## DIRECTIVE:
Reproduce the lines of the material exactly, excluding every image.

-- Begin DATA SECTION --

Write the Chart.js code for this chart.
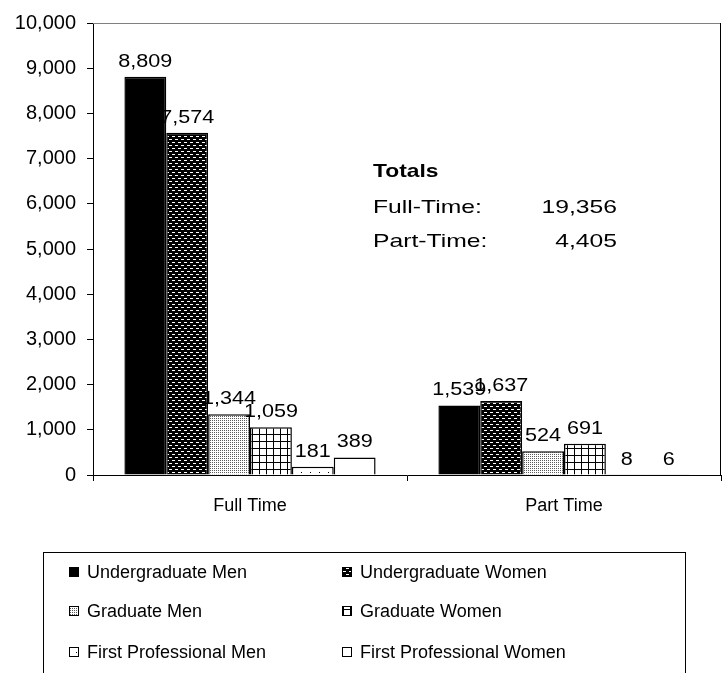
<!DOCTYPE html>
<html>
<head>
<meta charset="utf-8">
<script src="https://cdn.jsdelivr.net/npm/chart.js@4.4.1/dist/chart.umd.min.js"></script>
<style>
  body{margin:0;background:#fff}
</style>
</head>
<body>
<canvas id="myChart" width="726" height="673"></canvas>
<script>
const categorias=["Full Time","Part Time"]
const undergradMen=[8809,1539]
const undergradWomen=[7574,1637]
const gradMen=[1344,524]
const gradWomen=[1059,691]
const firstProfMen=[181,8]
const firstProfWomen=[389,6]
const ticksY=[0,1000,2000,3000,4000,5000,6000,7000,8000,9000,10000]

const fuente="'Liberation Sans', Arial, sans-serif"
const fmt=(v)=>v.toLocaleString("en-US")

// tiles para los rellenos tipo excel
const hacerPatron=(w,h,dibujar)=>{
    const c=document.createElement("canvas")
    c.width=w;c.height=h
    const g=c.getContext("2d")
    dibujar(g)
    return g.createPattern(c,"repeat")
}
const patUgWomen=hacerPatron(6,6,(g)=>{
    g.fillStyle="#000";g.fillRect(0,0,6,6)
    g.fillStyle="#fff"
    g.fillRect(1,1,3,1)
    g.fillRect(4,4,2,1);g.fillRect(0,4,1,1)
})
const patGradMen=hacerPatron(2,2,(g)=>{
    g.fillStyle="#fff";g.fillRect(0,0,2,2)
    g.fillStyle="#5a5a5a";g.fillRect(0,0,1,1)
})
const patGradWomen=hacerPatron(7,7,(g)=>{
    g.fillStyle="#fff";g.fillRect(0,0,7,7)
    g.fillStyle="#000";g.fillRect(0,0,7,1);g.fillRect(0,0,1,7)
})
const patFpMen=hacerPatron(9,9,(g)=>{
    g.fillStyle="#fff";g.fillRect(0,0,9,9)
    g.fillStyle="#000";g.fillRect(4,4,1,1)
})

const series=[
    {label:"Undergraduate Men",data:undergradMen,bg:"#000"},
    {label:"Undergraduate Women",data:undergradWomen,bg:patUgWomen},
    {label:"Graduate Men",data:gradMen,bg:patGradMen},
    {label:"Graduate Women",data:gradWomen,bg:patGradWomen},
    {label:"First Professional Men",data:firstProfMen,bg:patFpMen},
    {label:"First Professional Women",data:firstProfWomen,bg:"#fff"}
]

const textoEstirado=(c,txt,x,y,sx,align)=>{
    c.save()
    c.translate(x,y)
    c.scale(sx,1)
    c.textAlign=align
    c.fillText(txt,0,0)
    c.restore()
}

// etiquetas de valor, borde del area, totales y leyenda
const extras={
    id:"extras",
    afterDatasetsDraw(chart){
        const c=chart.ctx
        const a=chart.chartArea
        c.save()
        c.lineWidth=1
        c.strokeStyle="#808080"
        c.beginPath();c.moveTo(a.left,a.top+0.5);c.lineTo(a.right,a.top+0.5);c.stroke()
        c.strokeStyle="#000"
        c.beginPath();c.moveTo(a.right-0.5,a.top);c.lineTo(a.right-0.5,a.bottom);c.stroke()

        c.fillStyle="#000"
        c.font="18px "+fuente
        c.textBaseline="alphabetic"
        chart.data.datasets.forEach((ds,i)=>{
            chart.getDatasetMeta(i).data.forEach((bar,j)=>{
                textoEstirado(c,fmt(ds.data[j]),bar.x,bar.y-10,1.2,"center")
            })
        })

        // totales
        const totFull=chart.data.datasets.reduce((s,d)=>s+d.data[0],0)
        const totPart=chart.data.datasets.reduce((s,d)=>s+d.data[1],0)
        c.font="bold 19px "+fuente
        textoEstirado(c,"Totals",373,177,1.2,"left")
        c.font="19px "+fuente
        textoEstirado(c,"Full-Time:",373,213,1.3,"left")
        textoEstirado(c,"Part-Time:",373,247,1.3,"left")
        textoEstirado(c,fmt(totFull),617,213,1.3,"right")
        textoEstirado(c,fmt(totPart),617,247,1.3,"right")

        // leyenda
        c.strokeStyle="#000"
        c.lineWidth=1
        c.strokeRect(43.5,552.5,642,130)
        c.font="18px "+fuente
        c.textBaseline="middle"
        chart.data.datasets.forEach((ds,i)=>{
            const col=i%2
            const fila=Math.floor(i/2)
            const x=col==0?69:342
            const y=[572,611,652][fila]
            c.fillStyle=ds.backgroundColor
            c.fillRect(x,y-5,10,10)
            c.strokeStyle="#000"
            c.strokeRect(x+0.5,y-4.5,9,9)
            c.fillStyle="#000"
            c.textAlign="left"
            c.fillText(ds.label,x+18,y+1)
        })
        c.restore()
    }
}

const ctx=document.getElementById("myChart")
const grafico=new Chart(ctx,{
    type:"bar",
    data:{
        labels:categorias,
        datasets:series.map((s)=>({
            label:s.label,
            data:s.data,
            backgroundColor:s.bg,
            borderColor:"#000",
            borderWidth:1.5,
            categoryPercentage:0.8,
            barPercentage:1.0
        }))
    },
    options:{
        responsive:false,
        animation:false,
        layout:{padding:{left:0,right:5,top:22,bottom:158}},
        plugins:{legend:{display:false},tooltip:{enabled:false}},
        scales:{
            x:{
                grid:{display:true,drawOnChartArea:false,drawTicks:true,tickLength:6,color:"#000"},
                border:{display:true,color:"#000",width:1},
                ticks:{color:"#000",font:{family:fuente,size:18},padding:14},
                afterFit:(s)=>{s.height=40}
            },
            y:{
                min:0,max:10000,
                afterBuildTicks:(s)=>{s.ticks=ticksY.map((v)=>({value:v}))},
                grid:{display:true,drawOnChartArea:false,drawTicks:true,tickLength:6,color:"#000"},
                border:{display:true,color:"#000",width:1},
                ticks:{color:"#000",font:{family:fuente,size:20},padding:11,callback:(v)=>fmt(v)},
                afterFit:(s)=>{s.width=93}
            }
        }
    },
    plugins:[extras]
})
</script>
</body>
</html>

-- End DATA SECTION --

## TASK SOLUTION:
Write the Chart.js code for this chart.
<!DOCTYPE html>
<html>
<head>
<meta charset="utf-8">
<script src="https://cdn.jsdelivr.net/npm/chart.js@4.4.1/dist/chart.umd.min.js"></script>
<style>
  body{margin:0;background:#fff}
</style>
</head>
<body>
<canvas id="myChart" width="726" height="673"></canvas>
<script>
const categorias=["Full Time","Part Time"]
const undergradMen=[8809,1539]
const undergradWomen=[7574,1637]
const gradMen=[1344,524]
const gradWomen=[1059,691]
const firstProfMen=[181,8]
const firstProfWomen=[389,6]
const ticksY=[0,1000,2000,3000,4000,5000,6000,7000,8000,9000,10000]

const fuente="'Liberation Sans', Arial, sans-serif"
const fmt=(v)=>v.toLocaleString("en-US")

// tiles para los rellenos tipo excel
const hacerPatron=(w,h,dibujar)=>{
    const c=document.createElement("canvas")
    c.width=w;c.height=h
    const g=c.getContext("2d")
    dibujar(g)
    return g.createPattern(c,"repeat")
}
const patUgWomen=hacerPatron(6,6,(g)=>{
    g.fillStyle="#000";g.fillRect(0,0,6,6)
    g.fillStyle="#fff"
    g.fillRect(1,1,3,1)
    g.fillRect(4,4,2,1);g.fillRect(0,4,1,1)
})
const patGradMen=hacerPatron(2,2,(g)=>{
    g.fillStyle="#fff";g.fillRect(0,0,2,2)
    g.fillStyle="#5a5a5a";g.fillRect(0,0,1,1)
})
const patGradWomen=hacerPatron(7,7,(g)=>{
    g.fillStyle="#fff";g.fillRect(0,0,7,7)
    g.fillStyle="#000";g.fillRect(0,0,7,1);g.fillRect(0,0,1,7)
})
const patFpMen=hacerPatron(9,9,(g)=>{
    g.fillStyle="#fff";g.fillRect(0,0,9,9)
    g.fillStyle="#000";g.fillRect(4,4,1,1)
})

const series=[
    {label:"Undergraduate Men",data:undergradMen,bg:"#000"},
    {label:"Undergraduate Women",data:undergradWomen,bg:patUgWomen},
    {label:"Graduate Men",data:gradMen,bg:patGradMen},
    {label:"Graduate Women",data:gradWomen,bg:patGradWomen},
    {label:"First Professional Men",data:firstProfMen,bg:patFpMen},
    {label:"First Professional Women",data:firstProfWomen,bg:"#fff"}
]

const textoEstirado=(c,txt,x,y,sx,align)=>{
    c.save()
    c.translate(x,y)
    c.scale(sx,1)
    c.textAlign=align
    c.fillText(txt,0,0)
    c.restore()
}

// etiquetas de valor, borde del area, totales y leyenda
const extras={
    id:"extras",
    afterDatasetsDraw(chart){
        const c=chart.ctx
        const a=chart.chartArea
        c.save()
        c.lineWidth=1
        c.strokeStyle="#808080"
        c.beginPath();c.moveTo(a.left,a.top+0.5);c.lineTo(a.right,a.top+0.5);c.stroke()
        c.strokeStyle="#000"
        c.beginPath();c.moveTo(a.right-0.5,a.top);c.lineTo(a.right-0.5,a.bottom);c.stroke()

        c.fillStyle="#000"
        c.font="18px "+fuente
        c.textBaseline="alphabetic"
        chart.data.datasets.forEach((ds,i)=>{
            chart.getDatasetMeta(i).data.forEach((bar,j)=>{
                textoEstirado(c,fmt(ds.data[j]),bar.x,bar.y-10,1.2,"center")
            })
        })

        // totales
        const totFull=chart.data.datasets.reduce((s,d)=>s+d.data[0],0)
        const totPart=chart.data.datasets.reduce((s,d)=>s+d.data[1],0)
        c.font="bold 19px "+fuente
        textoEstirado(c,"Totals",373,177,1.2,"left")
        c.font="19px "+fuente
        textoEstirado(c,"Full-Time:",373,213,1.3,"left")
        textoEstirado(c,"Part-Time:",373,247,1.3,"left")
        textoEstirado(c,fmt(totFull),617,213,1.3,"right")
        textoEstirado(c,fmt(totPart),617,247,1.3,"right")

        // leyenda
        c.strokeStyle="#000"
        c.lineWidth=1
        c.strokeRect(43.5,552.5,642,130)
        c.font="18px "+fuente
        c.textBaseline="middle"
        chart.data.datasets.forEach((ds,i)=>{
            const col=i%2
            const fila=Math.floor(i/2)
            const x=col==0?69:342
            const y=[572,611,652][fila]
            c.fillStyle=ds.backgroundColor
            c.fillRect(x,y-5,10,10)
            c.strokeStyle="#000"
            c.strokeRect(x+0.5,y-4.5,9,9)
            c.fillStyle="#000"
            c.textAlign="left"
            c.fillText(ds.label,x+18,y+1)
        })
        c.restore()
    }
}

const ctx=document.getElementById("myChart")
const grafico=new Chart(ctx,{
    type:"bar",
    data:{
        labels:categorias,
        datasets:series.map((s)=>({
            label:s.label,
            data:s.data,
            backgroundColor:s.bg,
            borderColor:"#000",
            borderWidth:1.5,
            categoryPercentage:0.8,
            barPercentage:1.0
        }))
    },
    options:{
        responsive:false,
        animation:false,
        layout:{padding:{left:0,right:5,top:22,bottom:158}},
        plugins:{legend:{display:false},tooltip:{enabled:false}},
        scales:{
            x:{
                grid:{display:true,drawOnChartArea:false,drawTicks:true,tickLength:6,color:"#000"},
                border:{display:true,color:"#000",width:1},
                ticks:{color:"#000",font:{family:fuente,size:18},padding:14},
                afterFit:(s)=>{s.height=40}
            },
            y:{
                min:0,max:10000,
                afterBuildTicks:(s)=>{s.ticks=ticksY.map((v)=>({value:v}))},
                grid:{display:true,drawOnChartArea:false,drawTicks:true,tickLength:6,color:"#000"},
                border:{display:true,color:"#000",width:1},
                ticks:{color:"#000",font:{family:fuente,size:20},padding:11,callback:(v)=>fmt(v)},
                afterFit:(s)=>{s.width=93}
            }
        }
    },
    plugins:[extras]
})
</script>
</body>
</html>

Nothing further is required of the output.